10 August 2019 - Biosensing

Macias_2019_Whisky_biosensor.PNG Can you taste the difference between an 12-year old Glenfiddich and an 15-year old Glenfiddich? According to a group of Scottish researchers you can not and they have therefore devised a laboratory method that can. (Macias et al. DOI) (TheGuardian report).

The newly developed biosensor is based on surface plasmon resonance and a microarray. If you want to some freshening up on SPR and the Wikipedia page to tltr, this youtube video by David Coulter really brings home the message: at a certain angle of incident laser light a nanolayer of gold stops transmitting light or reflecting it (like a black hole) and instead all energy is transferred to a layer of resonating and oscillating electrons on top of the gold surface. As this layer is extremely sensitive to the particular local chemical environment it can be used as a biosensor.

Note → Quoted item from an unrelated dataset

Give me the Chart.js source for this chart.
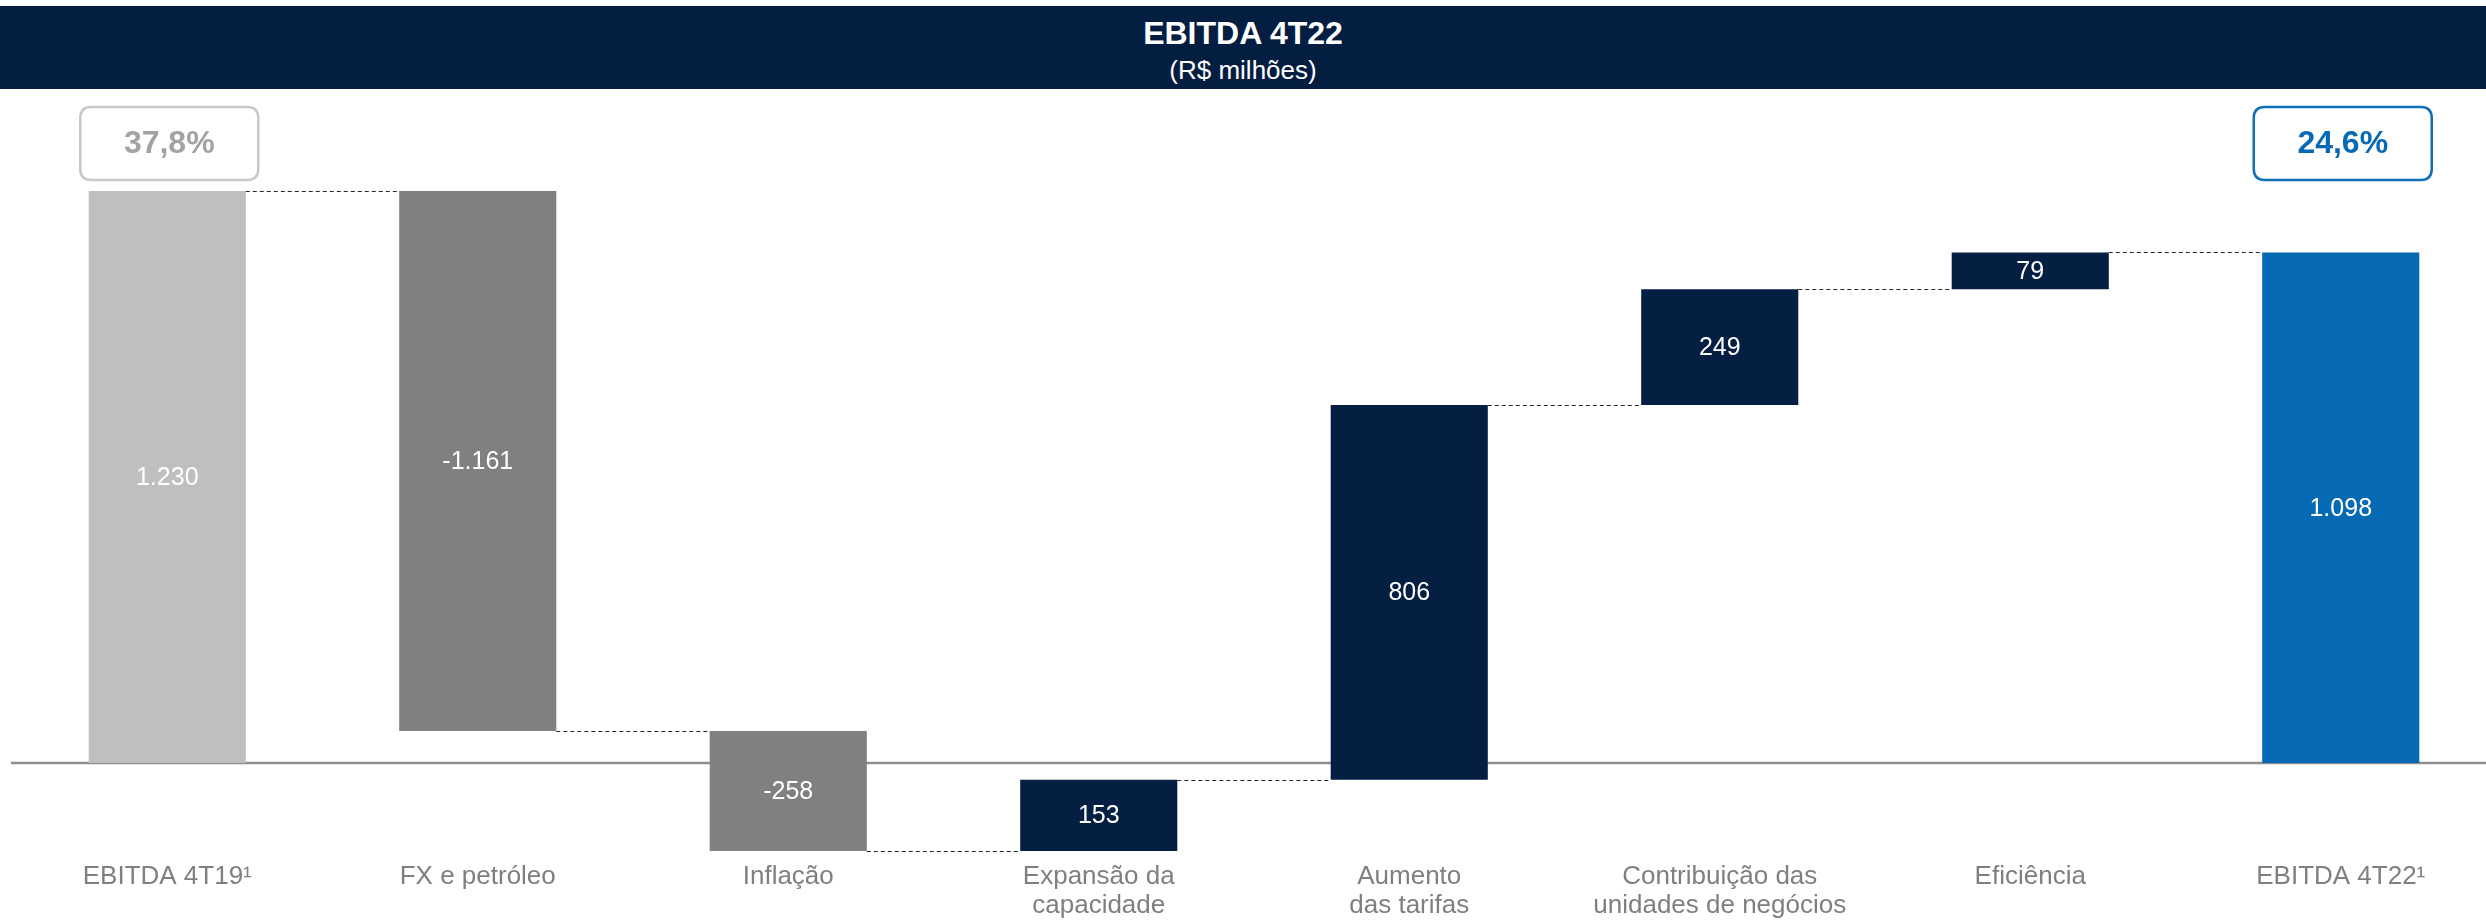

The microarray is described as an optical tongue. A slice of borosilicate glass was covered in squares of 100 by 100 nm by 50 nm of two metals gold an aluminium (fabricated by electron-beam lithography on PMMA). The metal surfaces where then chemically modified with decanethiol associating with gold and hexamethyldisilazane associating with aluminium. In two other regions of the tongue the chemical modification was different or absent getting a total variable count of 6.
The microarray was then exposed to the whiskies and the results were run through principal component analysis (again a very useful youtube video here explaining PCA) and is it possible to tell a 12 year old from a 15 year old? The answer is yes. Of course this was not the purpose of the research (just kidding here), a practical implementation is counterfeit detection In a related statistical tool called linear discriminant analysis it was also possible for the biosensor to identify an unknown whisky sample.